Down on the shingly beach it’s a blazing sunny day. Families are sunbathing and eating ice creams, and kids are building sandcastles. I wouldn’t mind an ice cream, but it seems we’re here on business. Fergus hands me a sack and directs me towards the lines of dark green leaves growing at the foot of the low chalk cliffs. ‘Sea beet’, he says. ‘Like spinach, but better’. He gets picking, and so do I.

That’s the vegetables sorted anyway; next step, the soup. Fergus has timed our visit to coincide with low tide, so that we can pick seaweed. There are three types growing here, he tells me – all at different levels, and all edible: laver, bladderwrack and dulse. We pick them all. On the way back up to the shoreline, Fergus spots some sea purslane, and shoves that in his bag too. Everything, it seems, is coming together.
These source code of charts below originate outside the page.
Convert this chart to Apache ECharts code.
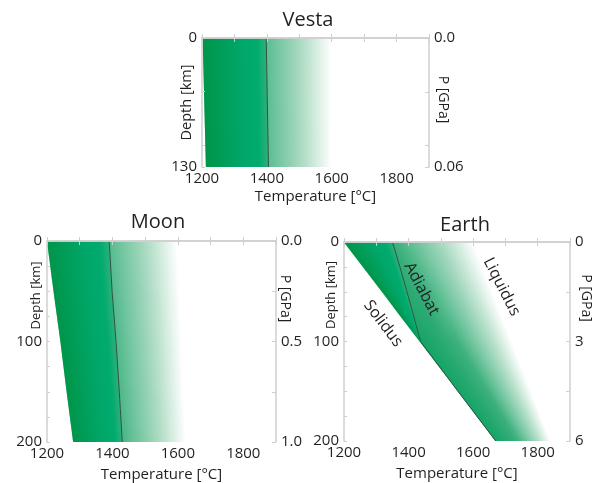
<!DOCTYPE html>
<html><head><meta charset="utf-8">
<script src="https://cdn.jsdelivr.net/npm/echarts@6/dist/echarts.min.js"></script>
<style>html,body{margin:0;padding:0;background:#fff}#c{width:594px;height:483px}</style>
</head><body><div id="c"></div>
<script>
// ---------- data ----------
const tempTicks = [1200, 1400, 1600, 1800];
const tempMinorTicks = [1200, 1300, 1400, 1500, 1600, 1700, 1800, 1900];
const tempMin = 1200, tempMax = 1900;

const vestaDepth    = [0, 130];
const vestaSolidus  = [1202, 1212];
const vestaAdiabat  = [1398, 1405];
const vestaLiquidus = [1600, 1600];
const vestaDepthLabels = [0, 130];
const vestaDepthTicks = [0, 54, 108, 130];
const vestaPressureMax = 0.06;
const vestaPressureLabels = ['0.0', '0.06'];
const vestaPressureLabelValues = [0, 0.06];
const vestaPressureTicks = [0, 0.025, 0.05, 0.06];

const moonDepth    = [0, 50, 100, 150, 200];
const moonSolidus  = [1200, 1220, 1241, 1260, 1280];
const moonAdiabat  = [1390, 1399, 1411, 1421, 1430];
const moonLiquidus = [1597, 1605, 1612, 1618, 1625];
const moonDepthLabels = [0, 100, 200];
const moonDepthTicks = [0, 25, 50, 75, 100, 125, 150, 175, 200];
const moonPressureMax = 1.0;
const moonPressureLabels = ['0.0', '0.5', '1.0'];
const moonPressureLabelValues = [0, 0.5, 1.0];
const moonPressureTicks = [0, 0.25, 0.5, 0.75, 1.0];

const earthDepth    = [0, 25, 50, 75, 100, 150, 200];
const earthSolidus  = [1200, 1259, 1318, 1376, 1435, 1553, 1670];
const earthAdiabat  = [1350, 1373, 1395, 1416, 1437, 1553, 1670];
const earthLiquidus = [1600, 1630, 1660, 1690, 1720, 1780, 1840];
const earthDepthLabels = [0, 100, 200];
const earthDepthTicks = [0, 25, 50, 75, 100, 125, 150, 175, 200];
const earthPressureMax = 6;
const earthPressureLabels = ['0', '3', '6'];
const earthPressureLabelValues = [0, 3, 6];
const earthPressureTicks = [0, 1.5, 3, 4.5, 6];

const earthCurveNames = ['Solidus', 'Adiabat', 'Liquidus'];
const earthCurveLabelTemp  = [1321, 1440, 1688];
const earthCurveLabelDepth = [82, 47, 45];

const panelTitles = ['Vesta', 'Moon', 'Earth'];

// ---------- styling / layout ----------
const FONT = '"Open Sans", sans-serif';
const TXT = '#231f20';
const FRAME = '#cfcfcf';
const grids = [
  {left: 202, top: 38, width: 227, height: 129},
  {left: 47, top: 241, width: 229, height: 202},
  {left: 344, top: 242, width: 229, height: 199}
];
const titlePos = [[308, 20], [158, 222], [465, 225]];

function interp(xs, ys, x) {
  if (x <= xs[0]) return ys[0];
  for (let i = 1; i < xs.length; i++) {
    if (x <= xs[i]) {
      const f = (x - xs[i-1]) / (xs[i] - xs[i-1]);
      return ys[i-1] + f * (ys[i] - ys[i-1]);
    }
  }
  return ys[ys.length-1];
}
function hex2rgb(h){return [parseInt(h.slice(1,3),16),parseInt(h.slice(3,5),16),parseInt(h.slice(5,7),16)];}
function mixColor(stops, t) {
  for (let i = 1; i < stops.length; i++) {
    if (t <= stops[i][0]) {
      const f = (t - stops[i-1][0]) / (stops[i][0] - stops[i-1][0]);
      const a = hex2rgb(stops[i-1][1]), b = hex2rgb(stops[i][1]);
      return 'rgb(' + a.map((v,k)=>Math.round(v + f*(b[k]-v))).join(',') + ')';
    }
  }
  return stops[stops.length-1][1];
}
const leftStops = [[0,'#00954a'],[0.6,'#00a769'],[0.85,'#00ab6e'],[1,'#2eb07b']];
const meltStops = [[0,'#14a466'],[0.375,'#35ad78'],[0.5,'#5cbe93'],[0.75,'#a8d9bf'],[1,'#ffffff']];

function bandSeries(g, depth, sol, adi, liq) {
  return {
    type: 'custom', xAxisIndex: 2*g, yAxisIndex: 2*g, data: [0], silent: true, z: 1,
    renderItem: function (params, api) {
      const children = [];
      const dmax = depth[depth.length-1];
      const yTop = api.coord([tempMin, 0])[1];
      const yBot = api.coord([tempMin, dmax])[1];
      const steps = Math.ceil(yBot - yTop);
      for (let i = 0; i < steps; i++) {
        const da = dmax * i / steps, db = dmax * (i+1) / steps, dm = (da+db)/2;
        const ya = api.coord([tempMin, da])[1];
        const yb = api.coord([tempMin, db])[1] + (i < steps-1 ? 0.6 : 0);
        const X = (arr, d) => api.coord([interp(depth, arr, d), d])[0];
        const sa = X(sol, da), sb = X(sol, db), sm = X(sol, dm);
        const aa = X(adi, da), ab = X(adi, db), am = X(adi, dm);
        const la = X(liq, da), lb = X(liq, db), lm = X(liq, dm);
        if (am - sm > 0.2) {
          children.push({type: 'polygon', shape: {points: [[sa,ya],[aa,ya],[ab,yb],[sb,yb]]},
            style: {fill: {type:'linear', x: sm, y: 0, x2: am, y2: 0, global: true,
              colorStops: leftStops.map(s => ({offset: s[0], color: s[1]}))}}});
        }
        const ta = Math.max(0, (am - sm) / (lm - sm));
        const stops = [0, 0.2, 0.4, 0.6, 0.8, 1].map(o => ({offset: o, color: mixColor(meltStops, ta + o*(1-ta))}));
        children.push({type: 'polygon', shape: {points: [[aa,ya],[la,ya],[lb,yb],[ab,yb]]},
          style: {fill: {type:'linear', x: am, y: 0, x2: lm, y2: 0, global: true, colorStops: stops}}});
      }
      return {type: 'group', children: children};
    }
  };
}
function adiabatSeries(g, depth, adi) {
  return {type: 'line', xAxisIndex: 2*g, yAxisIndex: 2*g, silent: true, z: 3, showSymbol: false,
    data: depth.map((d, i) => [adi[i], d]),
    lineStyle: {color: '#2c5443', width: 1}};
}

const depthNameSize = [14.5, 13, 13];
const depthNameGap = [8, 4, 6];
const depthNameShift = [0, 92, 93];   // px moved up along the axis
const pNameGap = [7, 2, 9];
const pNameShift = [6, 86, 87];
const xNameGap = [22, 25, 25];
const xAxes = [], yAxes = [];
const depthLabelSets = [vestaDepthLabels, moonDepthLabels, earthDepthLabels];
const depthTickSets = [vestaDepthTicks, moonDepthTicks, earthDepthTicks];
const depthMaxes = [130, 200, 200];
const pMax = [vestaPressureMax, moonPressureMax, earthPressureMax];
const pLabels = [vestaPressureLabels, moonPressureLabels, earthPressureLabels];
const pLabelVals = [vestaPressureLabelValues, moonPressureLabelValues, earthPressureLabelValues];
const pTicks = [vestaPressureTicks, moonPressureTicks, earthPressureTicks];

for (let g = 0; g < 3; g++) {
  const tick = (vals, len) => ({show: true, inside: true, length: len, customValues: vals, lineStyle: {color: FRAME, width: 1}});
  const line = {show: true, lineStyle: {color: FRAME, width: 1.5}};
  xAxes.push({type: 'value', gridIndex: g, min: tempMin, max: tempMax, interval: 100, position: 'bottom', z: 10,
    name: 'Temperature [°C]', nameLocation: 'middle', nameGap: xNameGap[g], nameMoveOverlap: false,
    nameTextStyle: {fontFamily: FONT, fontSize: 15, color: TXT},
    axisLine: line, axisTick: tick(tempMinorTicks, 4), splitLine: {show: false},
    axisLabel: {fontFamily: FONT, fontSize: 15, color: TXT, margin: 4, customValues: tempTicks, formatter: v => String(v)}});
  xAxes.push({type: 'value', gridIndex: g, min: tempMin, max: tempMax, interval: 100, position: 'top', z: 10,
    axisLine: line, axisTick: tick(tempMinorTicks, 4), splitLine: {show: false},
    axisLabel: {show: false}});
  yAxes.push({type: 'value', gridIndex: g, min: 0, max: depthMaxes[g], inverse: true, position: 'left', z: 10,
    name: 'Depth [km]', nameLocation: 'middle', nameGap: depthNameGap[g], nameMoveOverlap: false,
    nameTextStyle: {fontFamily: FONT, fontSize: depthNameSize[g], color: TXT, padding: [0, 0, 0, depthNameShift[g]]},
    axisLine: line, splitLine: {show: false}, axisTick: tick(depthTickSets[g], 3),
    axisLabel: {fontFamily: FONT, fontSize: 15, color: TXT, margin: 5, customValues: depthLabelSets[g], formatter: v => String(v)}});
  yAxes.push({type: 'value', gridIndex: g, min: 0, max: pMax[g], inverse: true, position: 'right', z: 10,
    name: 'P [GPa]', nameLocation: 'middle', nameRotate: -90, nameGap: pNameGap[g], nameMoveOverlap: false,
    nameTextStyle: {fontFamily: FONT, fontSize: 14, color: TXT, padding: [0, pNameShift[g], 0, 0]},
    axisLine: line, splitLine: {show: false}, axisTick: tick(pTicks[g], 4),
    axisLabel: {fontFamily: FONT, fontSize: 15, color: TXT, margin: 5, customValues: pLabelVals[g],
      formatter: (v) => pLabels[g][pLabelVals[g].findIndex(x => Math.abs(x - v) < 1e-9)]}});
}

const series = [
  bandSeries(0, vestaDepth, vestaSolidus, vestaAdiabat, vestaLiquidus),
  adiabatSeries(0, vestaDepth, vestaAdiabat),
  bandSeries(1, moonDepth, moonSolidus, moonAdiabat, moonLiquidus),
  adiabatSeries(1, moonDepth, moonAdiabat),
  bandSeries(2, earthDepth, earthSolidus, earthAdiabat, earthLiquidus),
  adiabatSeries(2, earthDepth, earthAdiabat),
  {type: 'custom', xAxisIndex: 4, yAxisIndex: 4, silent: true, z: 5,
    data: earthCurveNames.map((n, i) => [earthCurveLabelTemp[i], earthCurveLabelDepth[i], i]),
    renderItem: function (params, api) {
      const p = api.coord([api.value(0), api.value(1)]);
      const i = api.value(2);
      const rot = [-53, -62, -63][i] * Math.PI / 180;
      return {type: 'text', x: p[0], y: p[1], rotation: rot,
        style: {text: earthCurveNames[i], fontFamily: FONT, fontSize: 16, fill: TXT, align: 'center', verticalAlign: 'middle'}};
    }}
];

const chart = echarts.init(document.getElementById('c'), null, {renderer: 'canvas'});
chart.setOption({
  animation: false,
  grid: grids.map(g => Object.assign({containLabel: false}, g)),
  xAxis: xAxes, yAxis: yAxes, series: series,
  graphic: panelTitles.map((t, i) => ({type: 'text', x: titlePos[i][0], y: titlePos[i][1],
    style: {text: t, fontFamily: FONT, fontSize: 20, fill: TXT, align: 'center', verticalAlign: 'middle'}}))
});
</script></body></html>
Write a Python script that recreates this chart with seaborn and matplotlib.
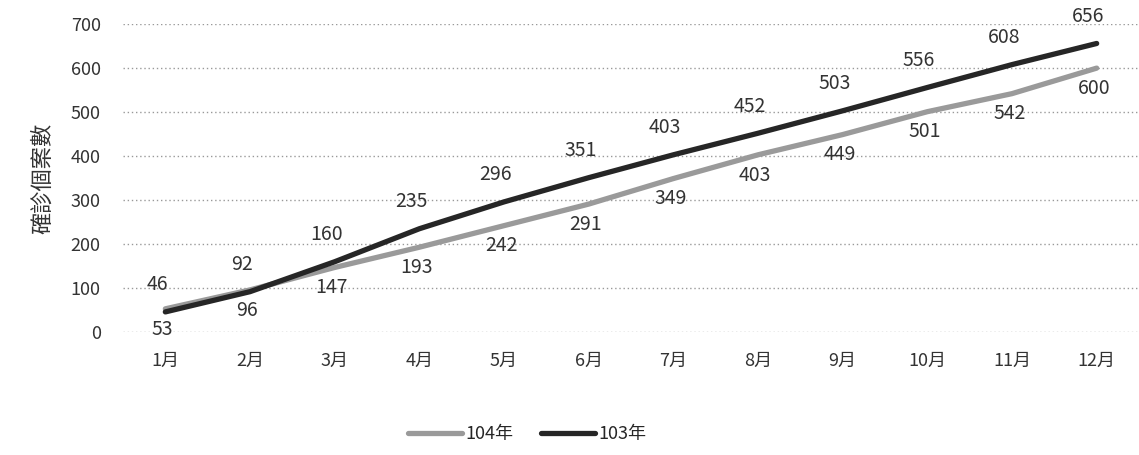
import pandas as pd
import matplotlib.pyplot as plt
import seaborn as sns

# Data
months = ["1月", "2月", "3月", "4月", "5月", "6月", "7月", "8月", "9月", "10月", "11月", "12月"]
cases_104 = [53, 96, 147, 193, 242, 291, 349, 403, 449, 501, 542, 600]
cases_103 = [46, 92, 160, 235, 296, 351, 403, 452, 503, 556, 608, 656]
series_names = ["104年", "103年"]

sns.set_theme(style="white")
plt.rcParams['font.family'] = ['Noto Sans CJK TC', 'DejaVu Sans']

df = pd.DataFrame({
    "month": months * 2,
    "cases": cases_104 + cases_103,
    "year": [series_names[0]] * len(months) + [series_names[1]] * len(months),
})

fig = plt.figure(figsize=(11.39, 4.55), dpi=100)
ax = fig.add_axes([0.108, 0.270, 0.892, 0.677])

palette = {"104年": "#9a9a9a", "103年": "#262626"}
sns.lineplot(data=df, x="month", y="cases", hue="year", hue_order=series_names,
             palette=palette, linewidth=3.8, sort=False, ax=ax, legend=True)

# data labels: 103 above, 104 below
for i, v in enumerate(cases_103):
    ax.annotate(str(v), (i, v), xytext=(-6, 12), textcoords="offset points",
                ha="center", va="bottom", fontsize=14, color="#333333")
for i, v in enumerate(cases_104):
    ax.annotate(str(v), (i, v), xytext=(-2, -7), textcoords="offset points",
                ha="center", va="top", fontsize=14, color="#333333")

ax.set_ylim(0, 700)
ax.set_xlim(-0.5, len(months) - 0.5)
ax.set_yticks(range(0, 701, 100))
ax.grid(axis="y", linestyle=(0, (1, 2)), color="#999999", linewidth=1)
for s in ax.spines.values():
    s.set_visible(False)
ax.tick_params(axis="both", labelsize=13, colors="#333333", length=0)
ax.tick_params(axis="x", pad=14)
ax.tick_params(axis="y", pad=16)
ax.set_xlabel("")
ax.set_ylabel("確診個案數", fontsize=16, color="#333333", labelpad=12)

handles, labels = ax.get_legend_handles_labels()
ax.get_legend().remove()
fig.legend(handles, labels, loc="lower center", bbox_to_anchor=(0.463, -0.01), ncol=2,
           frameon=False, fontsize=13, handlelength=3.0, columnspacing=1.5,
           handletextpad=0.2)

fig.savefig("out.png", dpi=100)
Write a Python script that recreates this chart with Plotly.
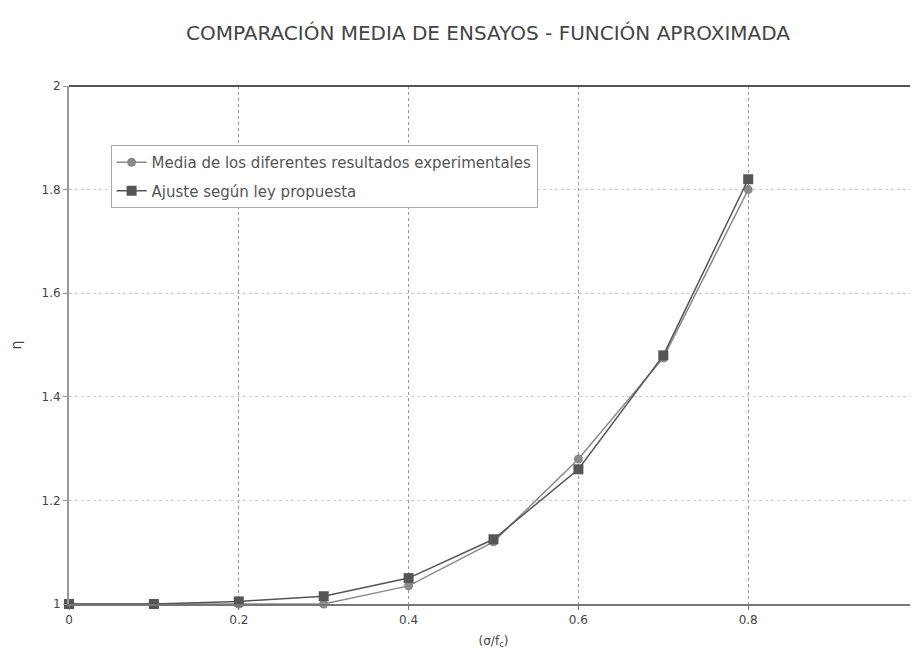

And later that day, it does. It’s gone seven on Reculver beach, and the crowds have gone home. Sand martens buzz around our heads, dipping in and out of holes in the cliffs, as Fergus monitors two driftwood fires at the top of the beach. He produces a couple of sea bass (bought, if not caught, locally) and takes them down to the shore to scale. Then he wraps them in seaweed and places them on the hot embers, which are covered with shingle to make an oven.

Within an hour, the fish are done to a tee. To accompany them we have sea beet, fried with butter and salt, and a delicious dulse soup which beats anything a Japanese miso snob could throw at you in a London restaurant. We sit below the cliffs and eat, watching the sun set over the sea. I could take to this, I tell Fergus. He smiles.

‘I can’t recommend it enough’, he says.

It turns out that I meant it. When I got back home I followed Fergus’ recipe for nettle soup, and it was fabulous, if I do say so myself. My nettle beer wasn’t quite so successful, but next year I plan to hone the recipe. I gathered myself bunches of ash seeds from the local woods, and made myself some ash key pickle from a 17 th century recipe. It still sits in my cupboard, awaiting someone brave enough to try it. On my kitchen worktop is a pan of elderflower champagne, waiting to be bottled.

I have a feeling that this won’t be the end of it. Foraging, it seems, is already in my bloodstream.